Kritik disamapaikan karena Ridwan Kamil berada dalam institusi pendidikan, waktu itu sedang zoom dengan sekolah di Tasikmalaya, tapi menggunkan baju kuning yang identik dengan Partai Golkar. Padahal semua orang tahu kalau institusi pendidikan netral dari Partai Politik.

Baca Juga: Kota Surabaya Punya Rumah Sakit Baru, Dilengkapi dengan Fasilitas Teknologi Modern

Makanya Sabil mengatakan Anda ini sebagai kader Partai Golkar atau Gubernur Jawa Barat.
Persisnya, kritik Sabil adalah: "Dalam zoom ini, maneh teh keur jadi gubernur jabar ato kader partai ato pribadi @ridwankamil???? ("Dalam zoom ini, kamu lagi jadi gubernur atau kader partai atau pribadi)" tulis Sabil.

Setelah isu ini panas dan Sabil diberhentikan, Ridwan pun kembali menegaskan tidak pernah meminta Sabil diberhentikan.

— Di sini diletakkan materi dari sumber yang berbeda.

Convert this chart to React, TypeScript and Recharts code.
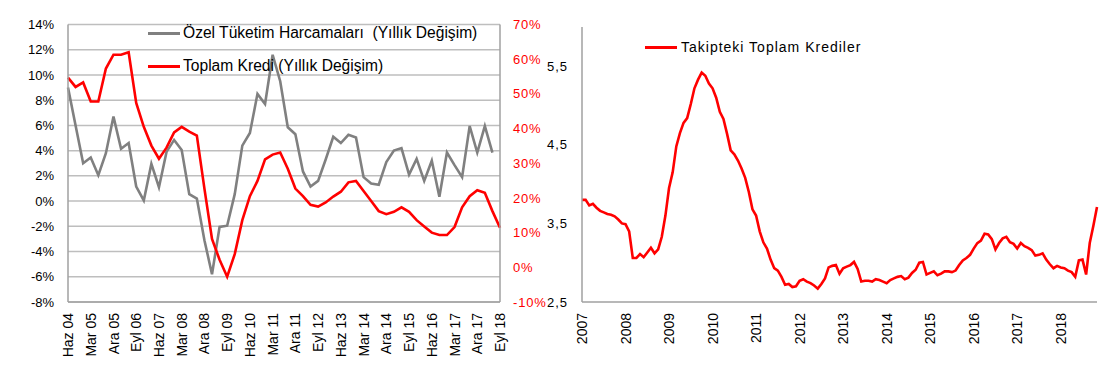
import React from 'react';
import { LineChart, Line, XAxis, YAxis, CartesianGrid, Legend } from 'recharts';

// ---------- Left panel data (quarterly, Haz 04 .. Eyl 18) ----------
const quarterNames = ['Mar', 'Haz', 'Eyl', 'Ara'];
const quarterCats: string[] = [];
for (let y = 2004; y <= 2018; y++) {
  for (let q = 0; q < 4; q++) {
    if (y === 2004 && q < 1) continue;
    if (y === 2018 && q > 2) continue;
    quarterCats.push(`${quarterNames[q]} ${String(y).slice(2)}`);
  }
}

// Özel Tüketim Harcamaları (Yıllık Değişim), % – left axis
const consumption = [
  9.0, 6.0, 3.0, 3.45, 2.05, 3.8, 6.7, 4.15, 4.6, 1.15,
  0.05, 2.95, 1.1, 3.9, 4.85, 4.05, 0.55, 0.2, -3.1, -5.8,
  -2.05, -1.95, 0.55, 4.4, 5.4, 8.5, 7.7, 11.6, 9.5, 5.85,
  5.3, 2.35, 1.15, 1.6, 3.3, 5.1, 4.6, 5.25, 5.05, 1.9,
  1.4, 1.3, 3.1, 4.0, 4.2, 2.1, 3.35, 1.6, 3.2, 0.35,
  3.85, 2.85, 1.9, 5.95, 3.85, 5.95, 3.85,
];

// Toplam Kredi (Yıllık Değişim), % – right axis
const credit = [
  54.7, 52.0, 53.3, 47.8, 47.8, 57.3, 61.3, 61.3, 62.0, 47.4,
  40.5, 35.1, 31.3, 34.5, 38.9, 40.5, 39.1, 38.0, 22.7, 8.2,
  2.2, -2.7, 3.8, 13.6, 20.5, 24.9, 31.1, 32.5, 33.1, 28.4,
  22.7, 20.5, 18.0, 17.5, 18.7, 20.4, 21.8, 24.5, 24.9, 22.0,
  19.1, 16.2, 15.3, 16.0, 17.3, 16.0, 13.6, 11.8, 10.0, 9.3,
  9.3, 11.6, 17.3, 20.5, 22.2, 21.5, 16.2, 11.4,
];

const leftTicks = [-8, -6, -4, -2, 0, 2, 4, 6, 8, 10, 12, 14];
const rightTicks = [-10, 0, 10, 20, 30, 40, 50, 60, 70];

// ---------- Right panel data (monthly, Oca 2007 .. Kas 2018) ----------
const yearLabels = ['2007', '2008', '2009', '2010', '2011', '2012', '2013', '2014', '2015', '2016', '2017', '2018'];

// Takipteki Toplam Krediler (%)
const npl = [
  3.80, 3.80, 3.73, 3.75, 3.70, 3.66, 3.64, 3.62, 3.61, 3.59, 3.55, 3.50,
  3.49, 3.40, 3.06, 3.06, 3.11, 3.07, 3.13, 3.19, 3.12, 3.17, 3.33, 3.60,
  3.95, 4.15, 4.48, 4.65, 4.78, 4.84, 5.02, 5.22, 5.33, 5.42, 5.38, 5.28,
  5.22, 5.10, 4.92, 4.83, 4.64, 4.43, 4.38, 4.30, 4.20, 4.08, 3.90, 3.68,
  3.60, 3.40, 3.26, 3.18, 3.04, 2.93, 2.90, 2.82, 2.72, 2.73, 2.69, 2.70,
  2.77, 2.79, 2.76, 2.74, 2.71, 2.67, 2.73, 2.80, 2.94, 2.96, 2.97, 2.86,
  2.93, 2.95, 2.97, 3.01, 2.92, 2.76, 2.77, 2.77, 2.76, 2.79, 2.78, 2.76,
  2.74, 2.78, 2.80, 2.82, 2.83, 2.79, 2.81, 2.87, 2.91, 3.00, 3.01, 2.85,
  2.87, 2.89, 2.84, 2.86, 2.89, 2.89, 2.88, 2.90, 2.97, 3.03, 3.06, 3.10,
  3.18, 3.25, 3.28, 3.37, 3.36, 3.30, 3.17, 3.25, 3.31, 3.33, 3.26, 3.24,
  3.18, 3.25, 3.21, 3.19, 3.16, 3.09, 3.10, 3.12, 3.04, 2.98, 2.93, 2.96,
  2.94, 2.93, 2.90, 2.88, 2.82, 3.03, 3.04, 2.85, 3.25, 3.47, 3.71,
];
const nplTicks = [2.5, 3.5, 4.5, 5.5];

const leftData = quarterCats.map((q, i) => ({
  i,
  q,
  tuketim: i < consumption.length ? consumption[i] : null,
  kredi: credit[i],
}));
const leftXTicks = quarterCats.map((_, i) => i).filter((i) => i % 3 === 0);

const rightData = npl.map((v, m) => ({ m, npl: v }));
const rightXTicks = yearLabels.map((_, k) => k * 12);

const FONT = '"Liberation Sans", Arial, sans-serif';
const GRID = '#BEBEBE';
const BORDER = '#A0A0A0';
const RED = '#FF0000';
const GRAY = '#808080';

const RotTick = (props: any) => {
  const { x, y, payload, labels } = props;
  return (
    <g transform={`translate(${x},${y}) rotate(-90)`}>
      <text x={0} y={0} dy="0.36em" textAnchor="end" fontSize={14} fill="#000" fontFamily={FONT}>
        {labels(payload.value)}
      </text>
    </g>
  );
};

const LeftLegend = () => (
  <div style={{ fontFamily: FONT, fontSize: 15.6, color: '#000' }}>
    <div style={{ display: 'flex', alignItems: 'center', height: 20, marginBottom: 13 }}>
      <span style={{ display: 'inline-block', width: 32, height: 3, background: GRAY, marginRight: 3 }} />
      <span style={{ whiteSpace: 'pre' }}>Özel Tüketim Harcamaları  (Yıllık Değişim)</span>
    </div>
    <div style={{ display: 'flex', alignItems: 'center', height: 20 }}>
      <span style={{ display: 'inline-block', width: 32, height: 3, background: RED, marginRight: 3 }} />
      <span style={{ whiteSpace: 'pre' }}>Toplam Kredi (Yıllık Değişim)</span>
    </div>
  </div>
);

const RightLegend = () => (
  <div style={{ fontFamily: FONT, fontSize: 14, color: '#000', letterSpacing: 1 }}>
    <div style={{ display: 'flex', alignItems: 'center', height: 20 }}>
      <span style={{ display: 'inline-block', width: 32, height: 3, background: RED, marginRight: 4 }} />
      <span style={{ whiteSpace: 'pre' }}>Takipteki Toplam Krediler</span>
    </div>
  </div>
);

export default function App() {
  return (
    <div
      style={{
        position: 'absolute',
        left: 0,
        top: 0,
        width: 1108,
        height: 372,
        background: '#fff',
        overflow: 'hidden',
        fontFamily: FONT,
      }}
    >
      <div style={{ position: 'absolute', left: 0, top: 0 }}>
        <LineChart width={560} height={372} data={leftData} margin={{ top: 24.5, right: 0, left: 0, bottom: 0 }}>
          <CartesianGrid yAxisId="left" vertical={false} stroke={GRID} strokeWidth={1.5} />
          <XAxis
            dataKey="i"
            type="number"
            domain={[0, quarterCats.length - 1]}
            ticks={leftXTicks}
            interval={0}
            height={70}
            tickLine={false}
            tickSize={0}
            tickMargin={11}
            axisLine={{ stroke: BORDER, strokeWidth: 1.5 }}
            tick={<RotTick labels={(v: number) => quarterCats[v]} />}
          />
          <YAxis
            yAxisId="left"
            domain={[-8, 14]}
            ticks={leftTicks}
            interval={0}
            width={68}
            tickLine={false}
            tickSize={0}
            tickMargin={14}
            axisLine={{ stroke: BORDER, strokeWidth: 1.5 }}
            tick={{ fontSize: 13, fill: '#000', fontFamily: FONT }}
            tickFormatter={(v: number) => `${v}%`}
          />
          <YAxis
            yAxisId="right"
            orientation="right"
            domain={[-10, 70]}
            ticks={rightTicks}
            interval={0}
            width={60}
            tickLine={false}
            tickSize={0}
            tickMargin={13}
            axisLine={{ stroke: BORDER, strokeWidth: 1.5 }}
            tick={{ fontSize: 13, fill: RED, fontFamily: FONT, letterSpacing: 0.8 }}
            tickFormatter={(v: number) => `${v}%`}
          />
          <Legend
            layout="horizontal"
            verticalAlign="middle"
            align="center"
            content={<LeftLegend />}
            wrapperStyle={{ position: 'absolute', left: 148, top: 23, width: 'auto', height: 'auto' }}
          />
          <Line
            yAxisId="left"
            dataKey="tuketim"
            name="Özel Tüketim Harcamaları  (Yıllık Değişim)"
            stroke={GRAY}
            strokeWidth={2.6}
            dot={false}
            isAnimationActive={false}
            connectNulls={false}
          />
          <Line
            yAxisId="right"
            dataKey="kredi"
            name="Toplam Kredi (Yıllık Değişim)"
            stroke={RED}
            strokeWidth={2.6}
            dot={false}
            isAnimationActive={false}
          />
        </LineChart>
      </div>

      <div style={{ position: 'absolute', left: 520, top: 0 }}>
        <LineChart width={580} height={372} data={rightData} margin={{ top: 27, right: 3, left: 0, bottom: 0 }}>
          <XAxis
            dataKey="m"
            type="number"
            domain={[0, npl.length - 1]}
            ticks={rightXTicks}
            interval={0}
            height={70}
            tickLine={false}
            tickSize={0}
            tickMargin={11}
            axisLine={{ stroke: BORDER, strokeWidth: 1.5 }}
            tick={<RotTick labels={(v: number) => yearLabels[v / 12]} />}
          />
          <XAxis
            xAxisId="top"
            dataKey="m"
            type="number"
            orientation="top"
            domain={[0, npl.length - 1]}
            height={0}
            tick={false}
            tickLine={false}
            axisLine={{ stroke: BORDER, strokeWidth: 1.5 }}
          />
          <YAxis
            domain={[2.5, 6]}
            ticks={nplTicks}
            interval={0}
            width={62}
            tickLine={false}
            tickSize={0}
            tickMargin={14}
            axisLine={{ stroke: BORDER, strokeWidth: 1.5 }}
            tick={{ fontSize: 13, fill: '#000', fontFamily: FONT, letterSpacing: 1 }}
            tickFormatter={(v: number) => v.toFixed(1).replace('.', ',')}
          />
          <YAxis
            yAxisId="r"
            orientation="right"
            domain={[2.5, 6]}
            width={0}
            tick={false}
            tickLine={false}
            axisLine={{ stroke: BORDER, strokeWidth: 1.5 }}
          />
          <Legend
            layout="horizontal"
            verticalAlign="middle"
            align="center"
            content={<RightLegend />}
            wrapperStyle={{ position: 'absolute', left: 125, top: 37, width: 'auto', height: 'auto' }}
          />
          <Line
            dataKey="npl"
            name="Takipteki Toplam Krediler"
            stroke={RED}
            strokeWidth={2.6}
            dot={false}
            isAnimationActive={false}
          />
        </LineChart>
      </div>
    </div>
  );
}
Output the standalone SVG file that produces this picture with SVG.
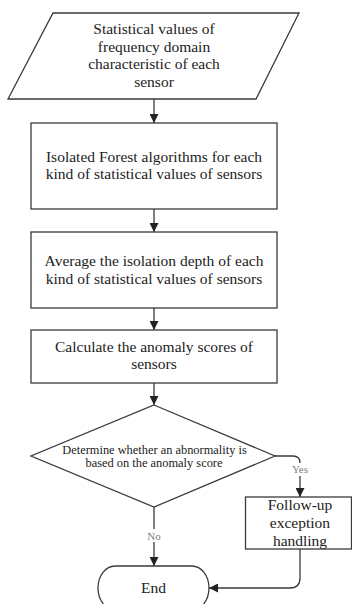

Demikian pula dengan isi pesan di Instagram yang disampaikan ke sekolah.

"Bahwa ada pihak sekolah yang meresponsnya berbeda, sebenarnya apa menjadi domain peraturan mereka. Makanya menurut saya cukup diingatkan saja tidak usah sampai diberhentikan," tuturnya.

Baca Juga: Klarifikasi RS Bunda Sidoarjo : Terkait Ada Pasien Tidak Mendapatkan Pelayanan Maksimal

"Jadi seolah-olah karena ngekritik saya jadi diberhentikan, terus sayanya dianggap antikritik. Saya kira enggak begitu," tambahnya.

Ridwan menambahkan, hanya memberikan edukasi tentang cara menyampaikan pendapat di ruang publik. Dia hanya tidak ingin kata kasar dilumrahkan dalam keseharian.

"Nah ketiga ini menjadi pelajaran, bahwa sampaikan substansinya tapi cara menyampaikan kan harus sesuai dengan budaya kita. Sekarang kalau anda biarkan kekasaran itu terjadi dalam ruang informasi kita, siapa yang akan mencontoh? murid-murid kita, anak cucu kita, yang nanti akan menganggap menamai manusia dengan binatang biasa ngomong kasar biasa. Nah itu yang harus dihindari," paparnya.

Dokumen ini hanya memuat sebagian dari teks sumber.